Perhaps the Attawapiskat band was negligent in its record-keeping of federal funds. Perhaps Chief Spence has a flair for the dramatic in waging her hunger strike from Victoria Island on the Ottawa River. But perhaps the Prime Minister of Canada has been negligent in his silence on an issue, which has dominated the national discourse of his country for much of the last three weeks. Perhaps the Prime Minister has been negligent in the dismissive way he has handled a request to be heard and engage in dialogue.
Should we be surprised? Should we expect anything different? Anything more? Perhaps not.
This is a Prime Minister who has refused to attend first ministers meetings with the nations 13 Premiers, even at their request. He has reneged on his pledge for fixed election dates and has prorogued Parliament twice — first to sidestep the formation of a coalition government that would have ended his tenure as Prime Minister, and then to avoid criticism of the Afghanistan detainee scandal during the Vancouver Olympics. More recently, he has refused to put the highly controversial Foreign Investment Promotion and Protection Agreement with China to the Canadian public, claiming he will sign it in secret instead.

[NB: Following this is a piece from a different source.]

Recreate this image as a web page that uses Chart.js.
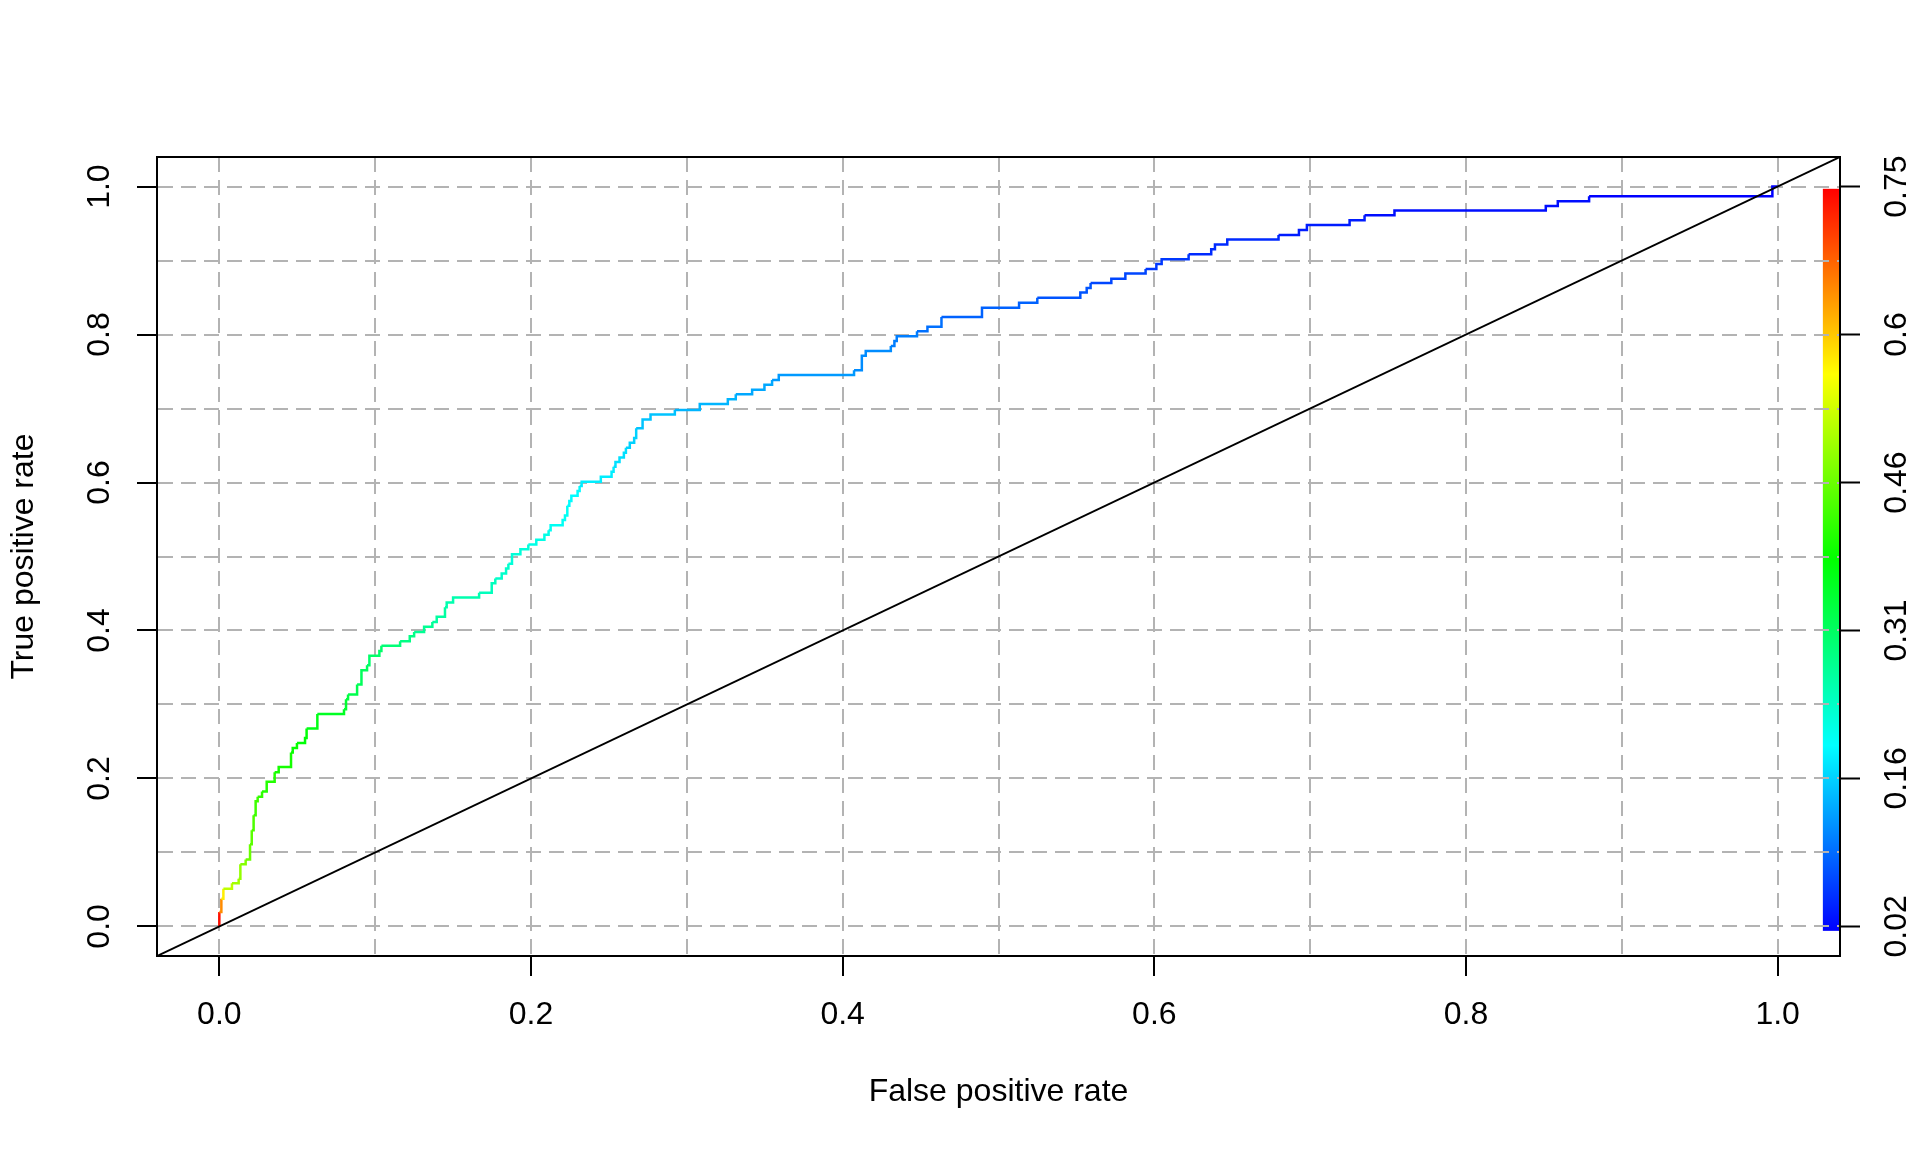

There is a pattern to the way Prime Minister Harper handles criticism and contentious issues, and it relies far too heavily on avoidance and obfuscation.
Chief Theresa Spence, her alleged melodramatics, and the lack of due diligence in the Attawapiskat council record keeping are not the largest problems in this equation. They do not deserve the level of scorn and righteous fury that they have received. If they are problems at all, they are ones in need of a solution — not silence, avoidance, and the leaking of scathing reports to the press.